**RECORDED DATA**
------------------------------------------------------------------------

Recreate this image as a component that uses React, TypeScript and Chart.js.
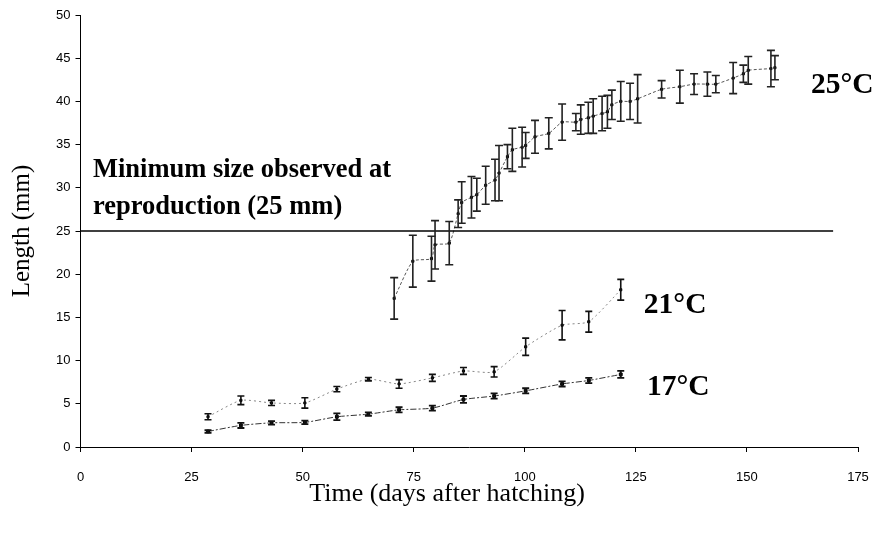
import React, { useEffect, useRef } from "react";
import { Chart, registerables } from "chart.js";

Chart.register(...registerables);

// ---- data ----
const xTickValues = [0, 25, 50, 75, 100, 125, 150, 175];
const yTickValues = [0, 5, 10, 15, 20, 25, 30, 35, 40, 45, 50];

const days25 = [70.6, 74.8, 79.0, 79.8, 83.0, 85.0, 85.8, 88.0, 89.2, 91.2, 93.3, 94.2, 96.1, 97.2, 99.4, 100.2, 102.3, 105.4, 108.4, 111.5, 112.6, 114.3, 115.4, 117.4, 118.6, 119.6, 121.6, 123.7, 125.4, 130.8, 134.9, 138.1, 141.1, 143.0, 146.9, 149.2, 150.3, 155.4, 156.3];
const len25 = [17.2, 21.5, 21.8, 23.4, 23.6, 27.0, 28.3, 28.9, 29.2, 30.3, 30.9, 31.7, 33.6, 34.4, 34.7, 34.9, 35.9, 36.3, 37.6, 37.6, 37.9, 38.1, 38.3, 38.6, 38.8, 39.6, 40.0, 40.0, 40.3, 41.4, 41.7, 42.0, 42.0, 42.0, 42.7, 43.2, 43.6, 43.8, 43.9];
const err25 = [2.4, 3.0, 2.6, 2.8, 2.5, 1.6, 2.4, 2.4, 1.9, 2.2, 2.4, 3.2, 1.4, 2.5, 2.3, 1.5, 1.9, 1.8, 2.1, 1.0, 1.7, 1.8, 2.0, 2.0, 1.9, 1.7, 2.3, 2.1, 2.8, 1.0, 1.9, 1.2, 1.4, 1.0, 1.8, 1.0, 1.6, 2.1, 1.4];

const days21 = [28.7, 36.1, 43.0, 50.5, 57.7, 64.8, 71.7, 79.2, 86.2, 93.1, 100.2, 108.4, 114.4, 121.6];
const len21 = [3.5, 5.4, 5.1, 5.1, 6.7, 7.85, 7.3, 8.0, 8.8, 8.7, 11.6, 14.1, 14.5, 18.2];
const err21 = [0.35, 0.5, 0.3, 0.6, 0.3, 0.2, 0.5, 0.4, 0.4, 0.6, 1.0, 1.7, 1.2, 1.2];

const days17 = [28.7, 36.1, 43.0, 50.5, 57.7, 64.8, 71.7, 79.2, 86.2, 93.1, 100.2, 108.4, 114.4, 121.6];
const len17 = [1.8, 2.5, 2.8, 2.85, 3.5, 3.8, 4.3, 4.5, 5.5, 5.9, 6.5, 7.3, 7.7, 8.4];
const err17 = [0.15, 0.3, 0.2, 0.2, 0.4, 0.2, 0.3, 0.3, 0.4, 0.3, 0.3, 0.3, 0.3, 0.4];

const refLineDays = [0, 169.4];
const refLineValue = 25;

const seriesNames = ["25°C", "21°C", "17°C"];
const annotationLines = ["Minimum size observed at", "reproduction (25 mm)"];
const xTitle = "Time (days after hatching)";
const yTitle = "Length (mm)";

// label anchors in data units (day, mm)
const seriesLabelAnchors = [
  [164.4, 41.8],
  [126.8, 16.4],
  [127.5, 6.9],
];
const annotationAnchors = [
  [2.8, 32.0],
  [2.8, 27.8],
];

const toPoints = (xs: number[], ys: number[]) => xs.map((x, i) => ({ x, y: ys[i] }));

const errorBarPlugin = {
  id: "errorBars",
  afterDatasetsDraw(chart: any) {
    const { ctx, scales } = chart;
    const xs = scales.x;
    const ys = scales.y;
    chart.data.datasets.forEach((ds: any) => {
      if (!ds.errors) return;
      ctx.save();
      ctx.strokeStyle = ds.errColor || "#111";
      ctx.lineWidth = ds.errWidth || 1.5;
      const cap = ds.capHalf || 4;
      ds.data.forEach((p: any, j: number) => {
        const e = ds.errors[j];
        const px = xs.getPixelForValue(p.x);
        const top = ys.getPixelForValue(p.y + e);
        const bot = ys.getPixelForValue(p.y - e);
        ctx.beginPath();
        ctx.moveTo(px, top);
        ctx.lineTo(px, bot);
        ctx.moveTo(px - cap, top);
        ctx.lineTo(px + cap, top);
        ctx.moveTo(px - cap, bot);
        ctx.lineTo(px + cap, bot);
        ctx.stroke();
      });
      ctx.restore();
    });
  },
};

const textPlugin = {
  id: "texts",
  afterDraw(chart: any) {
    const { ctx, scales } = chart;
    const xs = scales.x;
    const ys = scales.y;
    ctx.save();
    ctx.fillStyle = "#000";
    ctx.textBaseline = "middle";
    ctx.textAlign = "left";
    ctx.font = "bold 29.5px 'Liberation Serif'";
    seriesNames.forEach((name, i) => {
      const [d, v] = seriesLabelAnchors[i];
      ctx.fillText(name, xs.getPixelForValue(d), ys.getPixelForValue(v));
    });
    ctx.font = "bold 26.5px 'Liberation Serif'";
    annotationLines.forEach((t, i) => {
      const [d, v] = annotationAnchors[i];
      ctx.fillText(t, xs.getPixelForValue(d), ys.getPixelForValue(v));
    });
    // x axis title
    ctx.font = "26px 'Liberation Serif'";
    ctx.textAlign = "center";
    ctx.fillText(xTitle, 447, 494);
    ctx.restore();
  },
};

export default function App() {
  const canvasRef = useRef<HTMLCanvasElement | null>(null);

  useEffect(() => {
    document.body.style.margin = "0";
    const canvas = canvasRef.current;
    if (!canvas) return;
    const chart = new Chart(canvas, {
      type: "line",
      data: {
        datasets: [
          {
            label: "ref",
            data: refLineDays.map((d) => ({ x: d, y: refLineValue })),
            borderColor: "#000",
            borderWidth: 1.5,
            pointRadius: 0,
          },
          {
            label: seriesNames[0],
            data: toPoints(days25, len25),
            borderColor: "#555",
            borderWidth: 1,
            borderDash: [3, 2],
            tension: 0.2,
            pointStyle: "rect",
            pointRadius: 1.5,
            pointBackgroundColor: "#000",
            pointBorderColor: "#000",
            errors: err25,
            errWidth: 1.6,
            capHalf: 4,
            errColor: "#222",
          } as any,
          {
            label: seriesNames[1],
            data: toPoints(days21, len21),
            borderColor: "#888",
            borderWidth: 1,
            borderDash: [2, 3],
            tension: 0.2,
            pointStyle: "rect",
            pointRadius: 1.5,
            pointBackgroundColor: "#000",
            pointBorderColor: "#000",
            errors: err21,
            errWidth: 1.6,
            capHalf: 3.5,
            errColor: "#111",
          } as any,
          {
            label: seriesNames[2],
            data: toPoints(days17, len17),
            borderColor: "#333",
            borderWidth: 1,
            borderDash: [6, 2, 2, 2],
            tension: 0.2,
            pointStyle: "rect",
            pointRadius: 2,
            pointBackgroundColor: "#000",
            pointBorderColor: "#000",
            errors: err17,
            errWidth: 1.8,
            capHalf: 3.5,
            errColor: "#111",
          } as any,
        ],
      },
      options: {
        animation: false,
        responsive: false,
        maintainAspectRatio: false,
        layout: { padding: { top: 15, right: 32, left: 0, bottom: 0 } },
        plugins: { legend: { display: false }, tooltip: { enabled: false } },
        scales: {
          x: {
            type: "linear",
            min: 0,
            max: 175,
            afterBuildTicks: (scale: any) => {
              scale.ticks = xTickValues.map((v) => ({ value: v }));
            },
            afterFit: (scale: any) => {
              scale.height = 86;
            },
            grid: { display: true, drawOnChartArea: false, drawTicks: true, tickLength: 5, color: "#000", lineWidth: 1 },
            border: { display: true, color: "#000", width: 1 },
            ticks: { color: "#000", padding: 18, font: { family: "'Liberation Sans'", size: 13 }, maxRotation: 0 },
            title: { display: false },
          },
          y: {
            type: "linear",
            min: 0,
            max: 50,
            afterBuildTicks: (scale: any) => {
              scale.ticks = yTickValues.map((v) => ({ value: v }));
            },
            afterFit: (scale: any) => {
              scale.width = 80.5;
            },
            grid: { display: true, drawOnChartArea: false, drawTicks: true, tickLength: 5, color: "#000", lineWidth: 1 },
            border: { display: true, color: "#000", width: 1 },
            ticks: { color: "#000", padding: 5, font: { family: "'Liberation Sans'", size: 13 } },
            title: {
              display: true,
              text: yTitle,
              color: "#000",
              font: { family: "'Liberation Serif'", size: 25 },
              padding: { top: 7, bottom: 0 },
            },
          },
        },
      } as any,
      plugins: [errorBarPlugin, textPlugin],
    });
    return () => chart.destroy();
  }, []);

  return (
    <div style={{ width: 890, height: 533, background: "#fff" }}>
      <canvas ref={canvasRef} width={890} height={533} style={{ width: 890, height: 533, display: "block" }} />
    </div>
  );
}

------------------------------------------------------------------------

**DIRECTIONS**
Pictures are excluded: retype only the lines from the beginning of the listing above through the line with "40, 45, 50];", both included.

**SOLUTION TO THIS EXERCISE**
Recreate this image as a component that uses React, TypeScript and Chart.js.
import React, { useEffect, useRef } from "react";
import { Chart, registerables } from "chart.js";

Chart.register(...registerables);

// ---- data ----
const xTickValues = [0, 25, 50, 75, 100, 125, 150, 175];
const yTickValues = [0, 5, 10, 15, 20, 25, 30, 35, 40, 45, 50];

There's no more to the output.